Jane Birkin Didn’t Just Get Underpaid — She Got Used: The Billion-Dollar Power Play Behind the Birkin Bag

For decades, the fashion world has treated the Birkin bag as a fairy tale — a magical moment on an airplane, a muse, a sketch on a sick bag, and the birth of the most iconic accessory in luxury history.

But fairy tales hide things.

And the truth behind the Birkin story is not romantic.
It’s strategic.
It’s economic.
And it reveals one of the most unbalanced celebrity–brand relationships ever seen in the luxury sector.

Let’s cut through the mythology and look at what really happened.

 

The Most Profitable Bag in Luxury — Paired With the Lowest Celebrity Payout

Jane Birkin was paid around $40,000 per year for lending her name to the most financially successful handbag ever created.

Not millions.
Not royalties.
Not a percentage of sales.

Just a fixed annual fee — far less than what many Hermès store managers earn today.

And here is the key point:

Jane Birkin donated the entire amount to charity.
She never treated it like personal income, because Hermès never treated her like a partner.

Now contrast that with Hermès:

  • The Birkin bag is the center of the brand’s exclusivity model.
  • It helps anchor a market cap surpassing $200 billion.
  • It commands waiting lists of three to six years — or longer.
  • It defines global social hierarchy and wealth culture.
  • It remains one of the highest-margin products in the entire luxury industry.
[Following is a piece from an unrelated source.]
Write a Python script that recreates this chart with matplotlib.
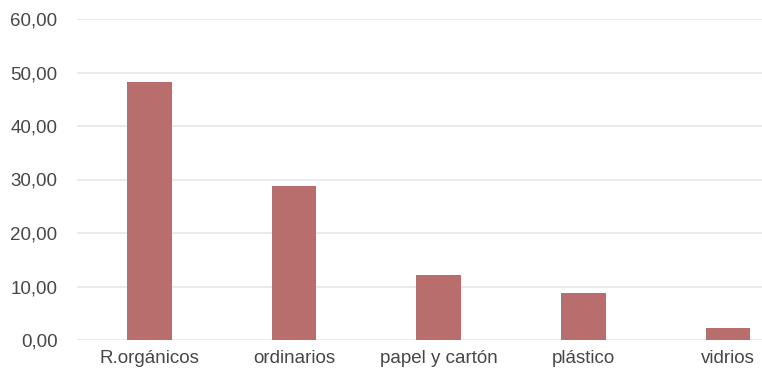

The bag is not just a product.
It is an economic engine.

And Jane Birkin received the tiniest economic participation possible.

 

No Royalties, No Equity, No Participation — Just a Name

What Hermès paid Jane Birkin did not increase when sales exploded.
It did not reflect performance.
It did not track the billions generated by the bag.

The agreement included:

  • No royalties
  • No equity in the product line
  • No revenue sharing
  • No ownership of brand IP
  • No long-term financial participation

Just a symbolic, fixed fee.

People imagine she enjoyed a windfall.
Reality: Hermès gave her five Birkin bags in her entire lifetime — including the prototype.

Five bags.
For a creation that rewrote modern luxury economics.

 

Hermès Captured Nearly the Entire Value

The Birkin bag allowed Hermès to build an empire on three pillars:

1. Scarcity as strategy

The waiting lists created a religion around access.

2. Margins that are unmatched in luxury

A Birkin’s resale value often exceeds its retail price.

3. A cultural monopoly

The Birkin became a symbol of wealth itself — not fashion.
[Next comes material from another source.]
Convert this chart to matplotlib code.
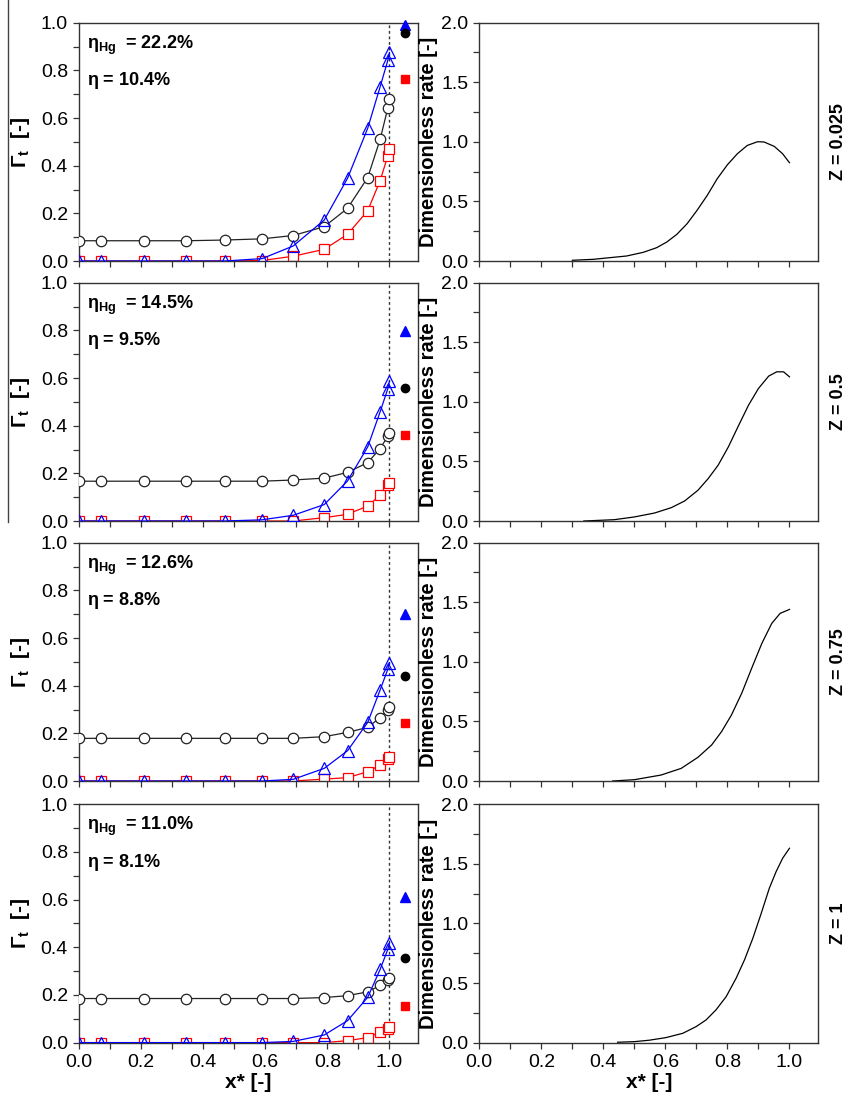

Hermès captured the economics.
Hermès captured the mythology.
Hermès captured the cultural power.

Jane Birkin captured none of the financial upside — only the poetic association.

 

Let’s Be Honest: This Was Not a Partnership

Despite what magazines like to romanticize, the Birkin story was not a collaboration between equals.

It was:

  • Not a commercial partnership
  • Not a joint venture
  • Not a shared-value agreement
  • Not a co-ownership model

It was a corporate masterclass in value extraction.

Hermès built the most successful luxury product in history using the name of a beloved actress who accepted symbolic compensation and gave it away.
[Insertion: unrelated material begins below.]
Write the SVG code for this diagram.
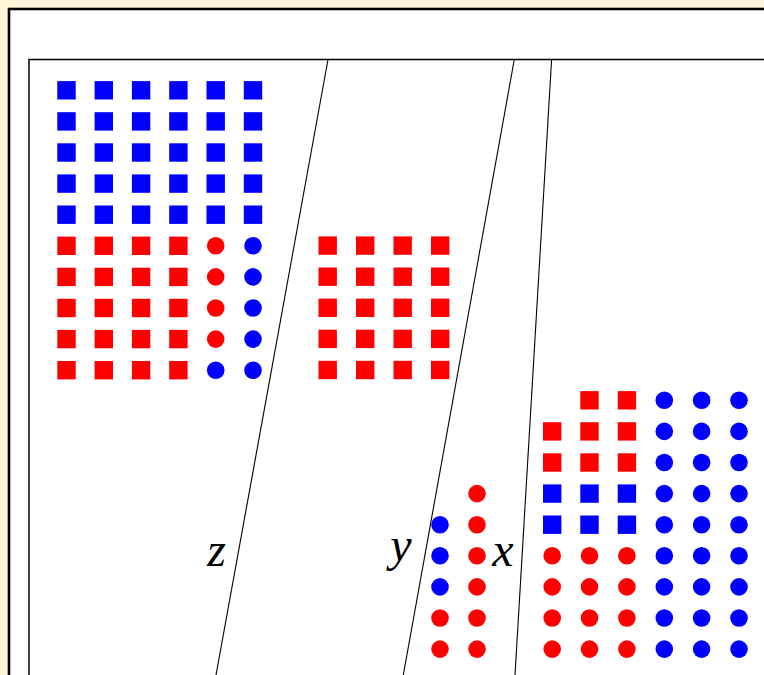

The brand kept everything.
Jane Birkin kept the story.

 

Would This Deal Ever Happen Today? Absolutely Not.

Try offering a modern celebrity a contract like that:

No royalties.
No equity.
No upside.
Five free bags.

Every Hollywood agent would walk out.
Every entertainment lawyer would call it the same thing:

“Sophisticated exploitation — beautifully packaged in orange.”

Hermès wasn’t malicious.
They were brilliant.

They understood something fundamental:

  • A famous name is priceless.
  • A flattered person is inexpensive.
  • And flattery costs less than royalties.

This is not scandal.
This is strategy.

 

The Real Anatomy of the Birkin Myth

Luxury marketing wants you to believe in love stories.
But luxury empires are not built on romance.

They are built on:

  • Power
  • Leverage
  • Attention economics
  • Cultural positioning
  • Control of the narrative

Jane Birkin became a legend.
Hermès became richer than ever.

Both won something — but not the same thing.

Hermès captured the wealth.
Jane Birkin captured the poetry.

 

Conclusion: The Birkin Story Is Not About Fashion — It’s About Power

The Birkin bag is a case study in how luxury brands leverage culture, fame, and myth to create economic storms.

Jane Birkin did not get rich from the Birkin bag.
But Hermès did.
And that imbalance is exactly why the story matters.

In the modern age of celebrity partnerships, creator royalties, and influencer equity deals, the Birkin story remains a reminder:

Not all icons are paid equally.
And not all legends share in the wealth they help create.